* **EXERCISE DETAILS**
Return the lines exactly as they stand, from the first of the material through the line containing "from matplotlib.patches import Rectangle".

====

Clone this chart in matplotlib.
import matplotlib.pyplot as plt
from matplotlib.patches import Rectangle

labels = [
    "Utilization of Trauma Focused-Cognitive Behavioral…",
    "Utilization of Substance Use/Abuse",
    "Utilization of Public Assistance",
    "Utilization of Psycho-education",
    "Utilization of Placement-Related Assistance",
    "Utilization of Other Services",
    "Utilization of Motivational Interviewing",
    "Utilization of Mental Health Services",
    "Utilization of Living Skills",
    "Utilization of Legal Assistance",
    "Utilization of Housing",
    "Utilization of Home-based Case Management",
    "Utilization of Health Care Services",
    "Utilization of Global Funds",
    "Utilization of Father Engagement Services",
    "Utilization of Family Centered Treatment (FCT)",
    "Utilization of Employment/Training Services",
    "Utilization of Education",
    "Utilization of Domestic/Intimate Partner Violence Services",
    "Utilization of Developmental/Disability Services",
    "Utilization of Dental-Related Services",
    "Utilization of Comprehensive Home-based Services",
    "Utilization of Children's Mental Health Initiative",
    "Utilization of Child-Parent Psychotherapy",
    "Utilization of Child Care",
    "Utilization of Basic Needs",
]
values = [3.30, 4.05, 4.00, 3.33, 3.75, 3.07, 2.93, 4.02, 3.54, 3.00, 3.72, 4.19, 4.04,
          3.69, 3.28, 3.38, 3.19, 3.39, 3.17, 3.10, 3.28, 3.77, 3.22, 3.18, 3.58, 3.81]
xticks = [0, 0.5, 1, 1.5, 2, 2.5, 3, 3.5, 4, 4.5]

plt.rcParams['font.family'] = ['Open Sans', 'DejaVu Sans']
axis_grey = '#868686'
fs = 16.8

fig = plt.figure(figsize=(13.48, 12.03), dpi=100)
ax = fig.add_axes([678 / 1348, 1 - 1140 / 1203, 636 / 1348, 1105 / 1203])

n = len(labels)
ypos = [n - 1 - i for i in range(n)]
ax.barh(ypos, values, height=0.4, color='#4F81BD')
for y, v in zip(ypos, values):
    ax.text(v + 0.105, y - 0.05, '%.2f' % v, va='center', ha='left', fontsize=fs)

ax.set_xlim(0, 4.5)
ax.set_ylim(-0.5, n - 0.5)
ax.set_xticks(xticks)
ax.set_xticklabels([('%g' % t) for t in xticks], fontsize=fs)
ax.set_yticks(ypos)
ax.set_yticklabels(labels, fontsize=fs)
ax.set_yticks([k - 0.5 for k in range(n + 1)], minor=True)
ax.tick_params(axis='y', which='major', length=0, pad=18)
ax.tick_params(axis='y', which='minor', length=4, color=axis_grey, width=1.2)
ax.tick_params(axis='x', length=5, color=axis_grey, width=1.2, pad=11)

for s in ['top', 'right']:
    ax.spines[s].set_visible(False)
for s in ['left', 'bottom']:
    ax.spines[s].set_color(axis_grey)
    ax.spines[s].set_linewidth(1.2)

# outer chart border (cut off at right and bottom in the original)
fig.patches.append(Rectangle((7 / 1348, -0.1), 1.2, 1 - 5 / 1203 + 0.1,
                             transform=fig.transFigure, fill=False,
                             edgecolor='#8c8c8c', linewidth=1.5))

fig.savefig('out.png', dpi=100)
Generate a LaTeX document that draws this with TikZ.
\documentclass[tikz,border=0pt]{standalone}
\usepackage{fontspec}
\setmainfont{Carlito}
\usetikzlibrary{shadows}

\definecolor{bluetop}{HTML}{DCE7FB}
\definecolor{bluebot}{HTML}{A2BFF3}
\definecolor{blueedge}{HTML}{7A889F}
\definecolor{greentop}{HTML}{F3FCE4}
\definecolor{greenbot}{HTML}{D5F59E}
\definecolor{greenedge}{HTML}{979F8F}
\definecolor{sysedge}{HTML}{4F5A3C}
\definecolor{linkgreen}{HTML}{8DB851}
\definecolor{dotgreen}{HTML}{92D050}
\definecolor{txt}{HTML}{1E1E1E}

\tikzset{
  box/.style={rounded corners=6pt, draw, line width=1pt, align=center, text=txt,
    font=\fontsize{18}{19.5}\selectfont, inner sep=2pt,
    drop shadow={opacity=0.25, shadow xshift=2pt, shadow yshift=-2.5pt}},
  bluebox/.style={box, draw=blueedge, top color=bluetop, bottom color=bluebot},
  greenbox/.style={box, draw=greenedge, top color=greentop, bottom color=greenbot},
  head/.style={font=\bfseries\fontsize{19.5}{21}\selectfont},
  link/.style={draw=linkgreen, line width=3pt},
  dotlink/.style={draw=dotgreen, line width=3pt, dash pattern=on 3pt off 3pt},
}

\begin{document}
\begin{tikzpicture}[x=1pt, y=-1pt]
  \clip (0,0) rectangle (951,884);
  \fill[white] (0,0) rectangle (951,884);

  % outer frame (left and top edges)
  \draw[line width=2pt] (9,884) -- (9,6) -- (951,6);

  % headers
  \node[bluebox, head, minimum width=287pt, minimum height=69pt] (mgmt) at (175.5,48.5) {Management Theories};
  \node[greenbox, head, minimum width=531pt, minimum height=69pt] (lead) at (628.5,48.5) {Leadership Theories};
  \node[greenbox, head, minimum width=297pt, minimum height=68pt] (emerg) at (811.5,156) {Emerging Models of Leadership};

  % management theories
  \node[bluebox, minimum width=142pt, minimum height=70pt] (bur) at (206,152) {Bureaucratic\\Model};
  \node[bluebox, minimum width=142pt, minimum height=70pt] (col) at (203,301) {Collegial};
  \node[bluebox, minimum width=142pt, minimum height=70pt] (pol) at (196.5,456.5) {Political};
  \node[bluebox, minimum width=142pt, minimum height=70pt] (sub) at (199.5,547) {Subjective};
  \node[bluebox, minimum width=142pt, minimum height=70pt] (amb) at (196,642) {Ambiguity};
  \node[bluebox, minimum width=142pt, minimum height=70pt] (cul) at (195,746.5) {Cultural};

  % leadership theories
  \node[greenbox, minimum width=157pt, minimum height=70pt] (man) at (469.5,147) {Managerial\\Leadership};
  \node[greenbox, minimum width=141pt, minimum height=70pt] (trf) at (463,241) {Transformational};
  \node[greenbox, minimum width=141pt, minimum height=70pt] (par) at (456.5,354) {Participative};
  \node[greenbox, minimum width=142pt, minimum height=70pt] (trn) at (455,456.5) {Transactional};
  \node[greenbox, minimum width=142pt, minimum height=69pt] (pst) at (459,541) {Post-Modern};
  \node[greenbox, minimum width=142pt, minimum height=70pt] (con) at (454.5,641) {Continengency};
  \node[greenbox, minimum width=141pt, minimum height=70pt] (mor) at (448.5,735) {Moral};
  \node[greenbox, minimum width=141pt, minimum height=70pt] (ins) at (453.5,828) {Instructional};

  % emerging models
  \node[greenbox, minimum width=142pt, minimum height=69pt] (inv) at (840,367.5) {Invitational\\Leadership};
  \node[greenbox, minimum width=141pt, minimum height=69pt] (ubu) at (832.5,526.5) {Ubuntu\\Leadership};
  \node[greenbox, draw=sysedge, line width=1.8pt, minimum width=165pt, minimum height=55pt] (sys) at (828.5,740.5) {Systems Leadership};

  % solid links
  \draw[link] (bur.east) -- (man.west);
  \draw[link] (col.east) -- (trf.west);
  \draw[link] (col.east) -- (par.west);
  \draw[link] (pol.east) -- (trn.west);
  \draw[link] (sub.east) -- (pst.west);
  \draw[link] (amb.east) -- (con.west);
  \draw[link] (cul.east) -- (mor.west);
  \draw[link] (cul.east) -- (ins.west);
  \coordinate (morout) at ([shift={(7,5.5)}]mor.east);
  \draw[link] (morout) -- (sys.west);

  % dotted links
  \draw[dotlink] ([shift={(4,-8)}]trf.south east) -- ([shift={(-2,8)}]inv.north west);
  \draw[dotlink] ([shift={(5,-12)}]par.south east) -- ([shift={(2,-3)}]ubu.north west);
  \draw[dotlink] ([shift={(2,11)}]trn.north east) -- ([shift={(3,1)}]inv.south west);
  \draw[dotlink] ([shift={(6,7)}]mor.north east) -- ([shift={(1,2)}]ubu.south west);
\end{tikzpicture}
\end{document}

====

* **RESULT BELOW**
Clone this chart in matplotlib.
import matplotlib.pyplot as plt
from matplotlib.patches import Rectangle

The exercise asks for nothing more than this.